§ **WHAT TO WORK ON**: Without the pictures, write out all the lines below exactly as they appear.

§ **COLLECTED DATA**:
-- Start --
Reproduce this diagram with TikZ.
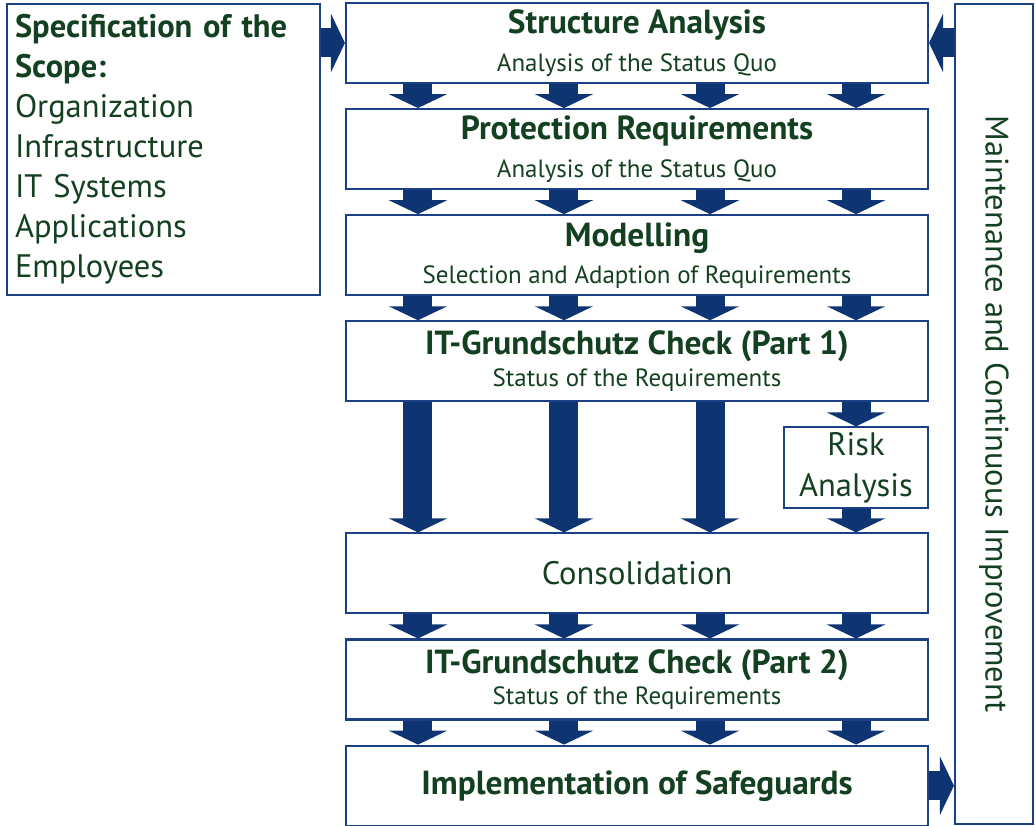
\documentclass[tikz,border=0pt]{standalone}
\usepackage{fontspec}
\setmainfont{PT Sans}
\usepackage{tikz}
\usetikzlibrary{arrows.meta,positioning,calc}

\definecolor{bsiblue}{RGB}{28,64,134}
\definecolor{bsinavy}{RGB}{14,52,114}
\definecolor{bsigreen}{RGB}{20,64,34}

\newcommand{\ttl}[1]{{\fontsize{19}{21}\selectfont\bfseries #1}}
\newcommand{\sbt}[1]{{\fontsize{14.2}{17}\selectfont #1}}

\begin{document}
\begin{tikzpicture}[
    node distance=0.48cm,
    box/.style={draw=bsiblue, line width=1.2pt, minimum width=11.64cm, minimum height=1.6cm, inner sep=2pt, align=center, text=bsigreen, font=\fontsize{14.2}{17}\selectfont},
    side/.style={draw=bsiblue, line width=1.2pt, text=bsigreen, font=\fontsize{18.5}{22.8}\selectfont},
    big/.style={font=\fontsize{18.5}{22}\selectfont},
    fat/.style={-{Triangle[width=1.16cm, length=0.28cm]}, line width=0.58cm, draw=bsinavy},
  ]
  \useasboundingbox (0,0) rectangle (20.72,-16.52);

  % scope
  \node[side, text width=5.94cm, inner sep=0.16cm, minimum height=5.82cm, align=left] (scope) at (3.27,-2.99)
    {\textbf{Specification of the}\\ \textbf{Scope:}\\ Organization\\ Infrastructure\\ IT Systems\\ Applications\\ Employees};

  % main column
  \node[box] (sa) at (12.74,-0.86) {\ttl{Structure Analysis}\\[5pt] \sbt{Analysis of the Status Quo}};
  \node[box, below=of sa] (pr) {\ttl{Protection Requirements}\\[5pt] \sbt{Analysis of the Status Quo}};
  \node[box, below=of pr] (mo) {\ttl{Modelling}\\[4pt] \sbt{Selection and Adaption of Requirements}};
  \node[box, below=of mo] (c1) {\ttl{IT-Grundschutz Check (Part 1)}\\[1pt] \sbt{Status of the Requirements}};
  \node[box, big, minimum width=2.88cm, minimum height=1.62cm, below left=0.48cm and 0cm of c1.south east] (ra) {Risk\\[1pt] Analysis};
  \node[box, big, below=2.6cm of c1] (co) {Consolidation};
  \node[box, below=of co] (c2) {\ttl{IT-Grundschutz Check (Part 2)}\\[1pt] \sbt{Status of the Requirements}};
  \node[box, below=of c2] (im) {\ttl{Implementation of Safeguards}};

  % maintenance
  \node[side, minimum width=1.56cm, minimum height=16.4cm] (mt) at (19.88,-8.28) {};
  \node[text=bsigreen, rotate=-90, big] (mtlbl) at (mt) {Maintenance and Continuous Improvement};

  % arrows
  \foreach \a/\b in {sa/pr, pr/mo, mo/c1, co/c2, c2/im}
    \foreach \f in {0.125,0.375,0.625,0.875}
      \draw[fat] ($(\a.south west)!\f!(\a.south east)$) -- ($(\b.north west)!\f!(\b.north east)$);
  \foreach \f in {0.125,0.375,0.625}
    \draw[fat] ($(c1.south west)!\f!(c1.south east)$) -- ($(co.north west)!\f!(co.north east)$);
  \draw[fat] (ra.north |- c1.south) -- (ra.north);
  \draw[fat] (ra.south) -- (ra.south |- co.north);
  \draw[fat] (sa.west -| scope.east) -- (sa.west);
  \draw[fat] (sa.east -| mt.west) -- (sa.east);
  \draw[fat] (im.east) -- (im.east -| mt.west);
\end{tikzpicture}
\end{document}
-- End --
§ **RESPONSE TO THIS EXERCISE**:
Reproduce this diagram with TikZ.
\documentclass[tikz,border=0pt]{standalone}
\usepackage{fontspec}
\setmainfont{PT Sans}
\usepackage{tikz}
\usetikzlibrary{arrows.meta,positioning,calc}

\definecolor{bsiblue}{RGB}{28,64,134}
\definecolor{bsinavy}{RGB}{14,52,114}
\definecolor{bsigreen}{RGB}{20,64,34}

\newcommand{\ttl}[1]{{\fontsize{19}{21}\selectfont\bfseries #1}}
\newcommand{\sbt}[1]{{\fontsize{14.2}{17}\selectfont #1}}

\begin{document}
\begin{tikzpicture}[
    node distance=0.48cm,
    box/.style={draw=bsiblue, line width=1.2pt, minimum width=11.64cm, minimum height=1.6cm, inner sep=2pt, align=center, text=bsigreen, font=\fontsize{14.2}{17}\selectfont},
    side/.style={draw=bsiblue, line width=1.2pt, text=bsigreen, font=\fontsize{18.5}{22.8}\selectfont},
    big/.style={font=\fontsize{18.5}{22}\selectfont},
    fat/.style={-{Triangle[width=1.16cm, length=0.28cm]}, line width=0.58cm, draw=bsinavy},
  ]
  \useasboundingbox (0,0) rectangle (20.72,-16.52);

  % scope
  \node[side, text width=5.94cm, inner sep=0.16cm, minimum height=5.82cm, align=left] (scope) at (3.27,-2.99)
    {\textbf{Specification of the}\\ \textbf{Scope:}\\ Organization\\ Infrastructure\\ IT Systems\\ Applications\\ Employees};

  % main column
  \node[box] (sa) at (12.74,-0.86) {\ttl{Structure Analysis}\\[5pt] \sbt{Analysis of the Status Quo}};
  \node[box, below=of sa] (pr) {\ttl{Protection Requirements}\\[5pt] \sbt{Analysis of the Status Quo}};
  \node[box, below=of pr] (mo) {\ttl{Modelling}\\[4pt] \sbt{Selection and Adaption of Requirements}};
  \node[box, below=of mo] (c1) {\ttl{IT-Grundschutz Check (Part 1)}\\[1pt] \sbt{Status of the Requirements}};
  \node[box, big, minimum width=2.88cm, minimum height=1.62cm, below left=0.48cm and 0cm of c1.south east] (ra) {Risk\\[1pt] Analysis};
  \node[box, big, below=2.6cm of c1] (co) {Consolidation};
  \node[box, below=of co] (c2) {\ttl{IT-Grundschutz Check (Part 2)}\\[1pt] \sbt{Status of the Requirements}};
  \node[box, below=of c2] (im) {\ttl{Implementation of Safeguards}};

  % maintenance
  \node[side, minimum width=1.56cm, minimum height=16.4cm] (mt) at (19.88,-8.28) {};
  \node[text=bsigreen, rotate=-90, big] (mtlbl) at (mt) {Maintenance and Continuous Improvement};

  % arrows
  \foreach \a/\b in {sa/pr, pr/mo, mo/c1, co/c2, c2/im}
    \foreach \f in {0.125,0.375,0.625,0.875}
      \draw[fat] ($(\a.south west)!\f!(\a.south east)$) -- ($(\b.north west)!\f!(\b.north east)$);
  \foreach \f in {0.125,0.375,0.625}
    \draw[fat] ($(c1.south west)!\f!(c1.south east)$) -- ($(co.north west)!\f!(co.north east)$);
  \draw[fat] (ra.north |- c1.south) -- (ra.north);
  \draw[fat] (ra.south) -- (ra.south |- co.north);
  \draw[fat] (sa.west -| scope.east) -- (sa.west);
  \draw[fat] (sa.east -| mt.west) -- (sa.east);
  \draw[fat] (im.east) -- (im.east -| mt.west);
\end{tikzpicture}
\end{document}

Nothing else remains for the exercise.